There’s also a new front-facing 180-degree camera so you can spot pedestrians coming out of corners. My favourite part of all of this, call me silly, is the camera washer. Remember those snowy days when you’re trying to park your car but the rear view camera is all blocked up with mud and slush. You would have to climb out of your car into the frigid temperatures and wipe it with your sleeve. Well the Ford Edge utilizes a nozzle, like windshield washers, that pops out and hoses down the camera lens - this should really come standard in every vehicle with a rear view camera.
Other notable features include active grille shutters to improve aerodynamics, adaptive cruise control and collision warning with brake support, cross-traffic alert, forward and reverse sensing systems, a hands-free liftgate, lane-keeping assist to steer the vehicle if it’s drifting into another lane, and side parking sensors.

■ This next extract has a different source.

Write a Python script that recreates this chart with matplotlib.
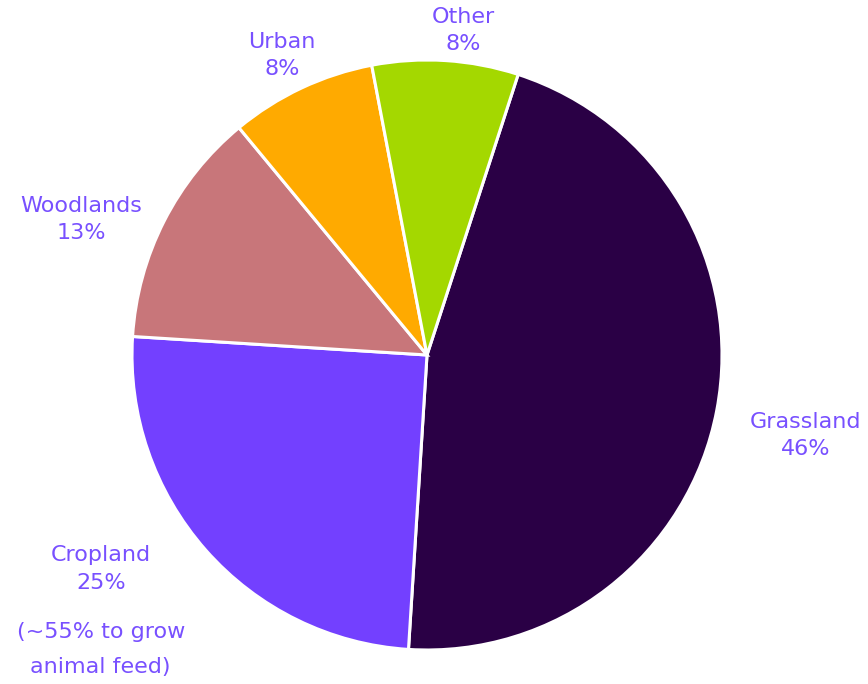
import matplotlib
matplotlib.use("Agg")
import matplotlib.pyplot as plt

# land use shares, clockwise from the top right
categories = ["Grassland", "Cropland", "Woodlands", "Urban", "Other"]
shares = [46, 25, 13, 8, 8]
colors = ["#2a0045", "#7340ff", "#c8767a", "#ffaa00", "#a4d800"]
note = "(~55% to grow\nanimal feed)"

# label anchor points in axes fraction (x, y)
label_pos = {
    "Grassland": (0.928, 0.363),
    "Cropland": (0.116, 0.168),
    "Woodlands": (0.094, 0.679),
    "Urban": (0.325, 0.919),
    "Other": (0.534, 0.955),
}
text_color = "#7850ff"

W, H = 868, 684
cx, cy, R = 427, 355, 295

fig = plt.figure(figsize=(W / 100, H / 100), dpi=100)
ax = fig.add_axes([0, 0, 1, 1])
ax.pie(shares, colors=colors, startangle=72, counterclock=False,
       radius=1, center=(0, 0),
       wedgeprops=dict(edgecolor="white", linewidth=2.2))
ax.set_xlim(-cx / R, (W - cx) / R)
ax.set_ylim(-(H - cy) / R, cy / R)
ax.set_aspect("equal")
ax.axis("off")

for name, val in zip(categories, shares):
    x, y = label_pos[name]
    ax.text(x, y, f"{name}\n{val}%", transform=ax.transAxes,
            ha="center", va="center", fontsize=16, color=text_color,
            linespacing=1.45)

ax.text(0.116, 0.050, note, transform=ax.transAxes, ha="center", va="center",
        fontsize=16, color=text_color, linespacing=1.95)

fig.savefig("out.png", dpi=100)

We only had a limited time behind the wheel of each Ford Edge trim, so we’re unable to come to conclusions with fuel economy or everyday usability. What we were convinced about however is that the staggering amount of cutting-edge technology and choice of three well-bred engines puts the Ford Edge at an extremely competitive angle. If I were to spec it my way, I’d opt for the 2.7-litre Ecoboost in Electric Spice (that striking yellow you see in our photographs), blacked out 20-inch wheels, and all-wheel drive. The 2015 Ford Edge has only just begun to roll out of showroom floors for customer deliveries, but I’ve already seen a countless number of them on the streets of Toronto. Ford’s not surprised, and neither are we.
The Ford Edge starts with the SE FWD ($31,999), SE AWD ($33,999), SEL FWD ($35,099), SEL AWD ($37,099), Titanium FWD ($39,199), Titanium AWD ($41,199), and caps it off with the Sport AWD ($45,199).